After The Shakeup: Key Facts About Pandora’s Ad Business

John-Trimble-CRO-PandoraOn Monday, Pandora appointed a new CEO, CFO, COO and CPO. And the company has lately begun evaluating a possible sale. But at least one member of the C-suite is still standing: CRO John Trimble.

That may be because while Pandora’s user growth has stalled in the wake of competition from places like Spotify and Google Play Music, advertising revenue is up. And while many digital media publishers have struggled to monetize banner ads as users shift to mobile, that’s increased the importance of audio ads, what Trimble calls his “secret sauce” for mobile.

AdExchanger interviewed Trimble last Wednesday, four business days before the announcement. Trimble, who has been with Pandora since 2009, was unavailable to provide further comment Monday post-shakeup. But here’s what he had to say about Pandora’s ad business.

AdExchanger: The music streaming space has gotten crowded – Spotify, Google Play, TuneIn and Apple Music among the competitors. How do you differentiate on the consumer side and the ad side?

JOHN TRIMBLE: Streaming radio is a really hard business. Just about everyone has tried to come into it, and not many are left. We have 80 million users, and that gives us the advantage of being able to talk to advertisers about scale, engagement and a premium environment that is very different. I think about the competition, the other players, as validation of how strong an opportunity streaming is, and it validates that and drives more money into the category.

What are your plans around programmatic audio?

We’ve been pretty clear that programmatic is a key strategy. We are just in the early stages now of programmatic mobile [display], and we are learning a lot there. It’s still in the early stages from the brand and agency transactional push. The next step is how we think about an audio programmatic offering.

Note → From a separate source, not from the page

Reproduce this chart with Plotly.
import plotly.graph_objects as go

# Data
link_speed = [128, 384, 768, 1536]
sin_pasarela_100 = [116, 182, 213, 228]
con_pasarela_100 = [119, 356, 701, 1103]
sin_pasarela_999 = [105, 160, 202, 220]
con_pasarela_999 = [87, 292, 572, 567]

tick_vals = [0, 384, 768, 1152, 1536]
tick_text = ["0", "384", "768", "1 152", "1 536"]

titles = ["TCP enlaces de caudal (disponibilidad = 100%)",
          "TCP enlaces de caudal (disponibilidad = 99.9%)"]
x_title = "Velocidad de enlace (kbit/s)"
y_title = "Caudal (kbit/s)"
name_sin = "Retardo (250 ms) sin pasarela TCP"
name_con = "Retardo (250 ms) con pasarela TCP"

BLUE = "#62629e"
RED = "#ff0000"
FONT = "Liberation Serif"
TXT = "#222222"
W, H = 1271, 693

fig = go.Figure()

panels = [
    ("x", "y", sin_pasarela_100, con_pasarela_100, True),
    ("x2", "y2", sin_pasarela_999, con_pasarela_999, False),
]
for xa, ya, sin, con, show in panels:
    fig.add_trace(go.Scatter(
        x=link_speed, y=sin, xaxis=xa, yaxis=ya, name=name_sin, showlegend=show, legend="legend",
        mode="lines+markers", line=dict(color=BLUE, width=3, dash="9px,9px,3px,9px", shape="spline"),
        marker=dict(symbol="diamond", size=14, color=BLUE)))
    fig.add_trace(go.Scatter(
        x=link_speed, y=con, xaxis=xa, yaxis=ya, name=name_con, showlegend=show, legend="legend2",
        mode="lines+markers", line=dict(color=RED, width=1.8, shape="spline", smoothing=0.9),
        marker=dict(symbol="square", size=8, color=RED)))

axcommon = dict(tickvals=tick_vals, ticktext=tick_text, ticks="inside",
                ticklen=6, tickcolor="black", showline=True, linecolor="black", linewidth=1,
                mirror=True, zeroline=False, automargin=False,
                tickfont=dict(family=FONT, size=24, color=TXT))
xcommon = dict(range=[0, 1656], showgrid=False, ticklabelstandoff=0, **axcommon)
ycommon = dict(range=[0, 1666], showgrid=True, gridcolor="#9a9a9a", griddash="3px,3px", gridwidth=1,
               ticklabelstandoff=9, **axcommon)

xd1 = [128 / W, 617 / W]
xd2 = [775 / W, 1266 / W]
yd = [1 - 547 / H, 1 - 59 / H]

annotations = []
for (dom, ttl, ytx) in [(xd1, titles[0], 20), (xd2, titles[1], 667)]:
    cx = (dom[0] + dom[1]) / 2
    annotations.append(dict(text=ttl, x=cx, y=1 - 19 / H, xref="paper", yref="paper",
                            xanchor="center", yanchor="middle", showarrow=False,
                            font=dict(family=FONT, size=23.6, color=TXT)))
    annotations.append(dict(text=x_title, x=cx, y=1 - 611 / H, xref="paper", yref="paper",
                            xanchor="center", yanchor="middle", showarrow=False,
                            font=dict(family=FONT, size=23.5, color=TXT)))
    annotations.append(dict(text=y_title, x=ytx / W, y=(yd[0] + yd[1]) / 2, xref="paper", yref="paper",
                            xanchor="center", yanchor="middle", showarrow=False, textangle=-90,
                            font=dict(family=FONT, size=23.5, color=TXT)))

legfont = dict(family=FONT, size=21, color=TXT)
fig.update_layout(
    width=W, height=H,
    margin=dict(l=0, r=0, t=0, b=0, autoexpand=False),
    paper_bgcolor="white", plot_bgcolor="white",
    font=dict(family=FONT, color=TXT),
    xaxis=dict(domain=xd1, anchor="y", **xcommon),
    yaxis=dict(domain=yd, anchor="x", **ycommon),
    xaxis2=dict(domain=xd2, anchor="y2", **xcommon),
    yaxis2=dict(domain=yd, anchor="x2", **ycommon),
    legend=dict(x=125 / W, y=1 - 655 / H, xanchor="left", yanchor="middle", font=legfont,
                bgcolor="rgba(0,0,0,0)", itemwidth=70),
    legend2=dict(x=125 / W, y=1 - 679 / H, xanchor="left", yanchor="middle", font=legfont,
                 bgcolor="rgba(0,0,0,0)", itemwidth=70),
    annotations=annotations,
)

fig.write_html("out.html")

We do see audio programmatic in our future, but not something I feel like we have to be there tomorrow with.

What are the pros and cons of programmatic audio?

I’ve been bullish from the start about programmatic. I never considered it to be a race to the bottom. If you have a good, high-quality audience, you have the ability to keep CPMs up. That’s what we see with our early entry into mobile. Targeting and segmenting gives you a lift on your CPMs. We think about the audio marketplace the same way. We only see upside from a CPM perspective with more intelligence, and the ability to serve ads at the right time and right place. 

Pandora acquired Next Big Sound, Ticketfly and Rdio last year. What’s the plan?

All three of them strategically provide similar value. Data has multiple opportunities in our business, and Next Big Sound and Ticketfly allow us to leverage more data in how our consumers are using Pandora. If you look at Rdio, what we acquired was their engineering talent. We see in the future an ancillary product that is an on-demand offering, and having 90 engineers will accelerate that build.

Is ad blocking dangerous for you?

So much of our business [80%] is driven through the mobile platforms that we haven’t felt an impact or spent a lot of time speaking to holding companies and agencies about it. It’s something I haven’t had to focus on.

What are you doing with the Internet of Things?

We’ve been involved in the Internet of Things for 10 years. We are on 1,700 devices, and there are not many consumer electronics where Pandora has not been embedded. We’ve been in cars for a handful of years, and the majority of cars coming off the line are Pandora-enabled. We are on Apple Watches, Sonos. The newest integration is with Amazon Echo.

How is Pandora using data now, and what’s on the horizon?

Our registered user data is key. If you look at our success, whether it’s in the political environment or retail or CPG, it’s because we are targeting key consumers via user registration. We have name, age, location, musical preferences, so you can infer things with our user base. We are challenging ourselves to think about cross-device matching. Cross-device for us is going from desktop to mobile phone to Sonos to car to iPad. They are not just on their phone, but using different devices at different times of day, so trying to map that is an opportunity for us.

Since you have all those email addresses, would you develop data onboarding capabilities similar to Facebook Custom Audiences?

At this stage, we leverage what we have within the Pandora walls.

How has the push to buy viewable inventory affected Pandora’s display ad business, given that it’s commonly thought that people listening may not see a display ad?

With video, to trigger an ad through Pandora, it’s done with a thumb up, thumb down and skip. We’ve been fortunate with video viewability, desktop, mobile – all our ad units. Because of the environment, the way the ads are triggered, our viewability numbers compared to the market are strong.

What’s different about how buyers are buying with you today?

When buyers think about us, it’s not if you are going to buy Pandora, it’s “how much?” and “where?” It took five years, but we are pretty darn close to a must-buy, and that’s a great position to be in. Now, that means we have to be much more strategic about how we think about building value for partners, and how the audience of Pandora can drive ROI against product needs and product objectives. Our ability to sit down with CMOs and heads of agencies has only gotten more prevalent over the past few years.